What is Informal Learning?

What is Informal Learning?

4 min read

You are building something that matters. You pour your energy into your business because you want it to last, and you want your team to grow alongside it. But there is a specific anxiety that comes with managing people. You worry that you are not providing enough training. You see other companies sending staff to expensive seminars or rolling out complex learning management systems, and you fear you are falling behind. You worry that without a rigid syllabus, your team is not learning.

It is time to alleviate that pressure. The reality is that the vast majority of workplace learning does not happen in a seminar room. It happens in the margins of the workday. It happens when a junior employee asks a senior developer why the code broke. It happens during a quick chat while making coffee. This is informal learning. It is unstructured, organic, and often more impactful than any certificate course. By understanding it, you can stop stressing about the budget for formal training and start focusing on the environment you are building.

Understanding Informal Learning

Informal learning is the acquisition of knowledge and skills that occurs away from a structured, formal classroom environment. It is not directed by an instructor, and it rarely follows a specific curriculum. Instead, it is driven by the learner’s need to know something right now to get a job done.

Consider the last time you learned a new feature in your accounting software. You likely did not sign up for a three day workshop. You probably searched for a specific article, watched a five minute video, or asked a colleague who had done it before.
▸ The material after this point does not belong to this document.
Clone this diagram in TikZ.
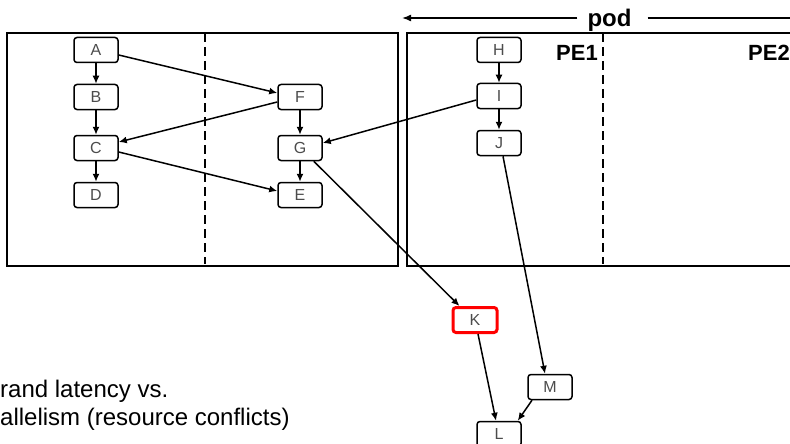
\documentclass[tikz,border=0pt]{standalone}
\usepackage{fontspec}
\setmainfont{Liberation Sans}
\usetikzlibrary{arrows.meta}

\begin{document}
\begin{tikzpicture}[x=1pt,y=-1pt,
  op/.style={draw, rounded corners=3pt, minimum width=44pt, minimum height=25pt,
    inner sep=0pt, line width=1.5pt, text=black!70,
    font=\fontsize{16}{16}\selectfont},
  hot/.style={op, draw=red, line width=3pt},
  dep/.style={line width=1.5pt, -{Latex[length=8pt,width=7pt]}},
  frame/.style={line width=2pt},
  split/.style={line width=1.5pt, dash pattern=on 9pt off 5pt},
  title/.style={inner sep=0pt, font=\fontsize{22}{22}\selectfont\bfseries},
  note/.style={inner sep=0pt, anchor=base west, font=\fontsize{24}{24}\selectfont}]

\useasboundingbox (0,0) rectangle (790,444);
\clip (0,0) rectangle (790,444);

% processing elements of the two pods
\draw[frame] (7,33) rectangle (398,266);
\draw[frame] (407,33) rectangle (820,266);
\draw[split] (205,33) -- (205,264);
\draw[split] (603,33) -- (603,264);

% pod span marker
\coordinate (podL) at (402,18);
\coordinate (podR) at (800,18);
\node[title, anchor=base, inner xsep=10pt, font=\fontsize{24}{24}\selectfont\bfseries] (pod) at (609.5,27) {pod};
\draw[line width=1.5pt, -{Latex[length=9pt,width=7pt]}] (pod.west |- podL) -- (podL);
\draw[line width=1.5pt] ([xshift=6pt]pod.east |- podR) -- (podR);

\node[title, anchor=base west] (pe1) at (556,60) {PE1};
\node[title, anchor=base west] (pe2) at (748,60) {PE2};

% operations
\node[op] (A) at (96,50)  {A};
\node[op] (B) at (96,97)  {B};
\node[op] (C) at (96,148) {C};
\node[op] (D) at (96,195) {D};
\node[op] (F) at (300,97)  {F};
\node[op] (G) at (300,148) {G};
\node[op] (E) at (300,195) {E};
\node[op] (H) at (499,50)  {H};
\node[op] (I) at (499,96)  {I};
\node[op] (J) at (499,143) {J};
\node[hot] (K) at (475,320) {K};
\node[op] (M) at (550,387) {M};
\node[op] (L) at (499,434) {L};

% dependences
\draw[dep] (A) -- (B);
\draw[dep] (B) -- (C);
\draw[dep] (C) -- (D);
\draw[dep] (F) -- (G);
\draw[dep] (G) -- (E);
\draw[dep] (H) -- (I);
\draw[dep] (I) -- (J);
\draw[dep] ([yshift=-5pt]A.east) -- ([yshift=4pt]F.west);
\draw[dep] ([yshift=-5pt]F.west) -- ([yshift=6pt]C.east);
\draw[dep] ([yshift=-4pt]C.east) -- ([yshift=4pt]E.west);
\draw[dep] ([yshift=-4pt]I.west) -- ([yshift=5pt]G.east);
\draw[dep] ([xshift=-9pt]G.south east) -- ([xshift=8pt]K.north west);
\draw[dep] ([xshift=4pt]J.south) -- ([xshift=-5pt]M.north);
\draw[dep] ([xshift=3pt]K.south) -- ([xshift=-3pt]L.north);
\draw[dep] ([xshift=-18pt]M.south) -- ([xshift=-4pt]L.north east);

% trade-off note
\node[note] (n1) at (0,397) {rand latency vs.};
\node[note] (n2) at (0,425) {allelism (resource conflicts)};
\end{tikzpicture}
\end{document}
That process is the essence of informal learning. It includes:

  • Mentoring and coaching sessions that happen spontaneously

  • Water cooler chats where employees swap war stories about difficult clients

  • Reading articles, blogs, or industry newsletters

  • Trial and error while working on a new project

Informal Learning vs Formal Training

To better understand where this fits into your business, it helps to compare it with formal training. Formal training is event based. It has a start date, an end date, and specific learning objectives. It is excellent for compliance, safety certifications, or introducing a standardized process across a large organization.

Informal learning is continuous. It is interwoven with the actual work. While formal training pushes information to the learner, informal learning pulls information when it is needed.

Learning happens in the margins.
Learning happens in the margins.
Here are the distinctions that matter to a business owner:

  • Control: You control the content in formal training. In informal learning, the learner controls the path.

  • Cost: Formal training often requires high direct costs. Informal learning requires a cost of time and culture building.

  • Retention: Knowledge from formal events can fade quickly if not used. Informal learning usually happens because the knowledge is needed immediately, leading to higher retention.

Facilitating Informal Learning Scenarios

As a manager, you cannot force informal learning to happen, but you can certainly kill it. If your team is terrified of making mistakes, they will not experiment. If everyone works in silos with their headphones on all day, they will not share knowledge.

Your role is to create the fertile ground where these interactions occur. This requires shifting from a directive management style to a supportive one. You can encourage this through specific environment choices:

  • The physical or digital space: Do you have channels in your chat software dedicated to random sharing? Is there a physical spot where people can sit and talk without looking like they are loitering?

  • Access to resources: Does your team have subscriptions to libraries, trade magazines, or toolkits that they can browse on their own time?

  • Permission to fail: When a project goes wrong, is it a crisis or a case study? Informal learning thrives on the autopsy of a mistake.

Questions for the Reflective Manager

There is no perfect formula for this. It is a social science, not a math problem. As you look at your own organization, there are questions we still do not have the answers to, which you must explore for yourself.

How do we measure the ROI of a conversation? We often cannot, and that makes data driven managers uncomfortable. How do you balance the need for productivity with the need for chatty, unstructured downtime? If everyone is learning informally, how do you ensure they are not picking up bad habits or incorrect information?

These are the tensions you will manage. But knowing that learning is happening even when you are not teaching allows you to trust your team more. It allows you to focus on building a culture of curiosity rather than just a schedule of classes.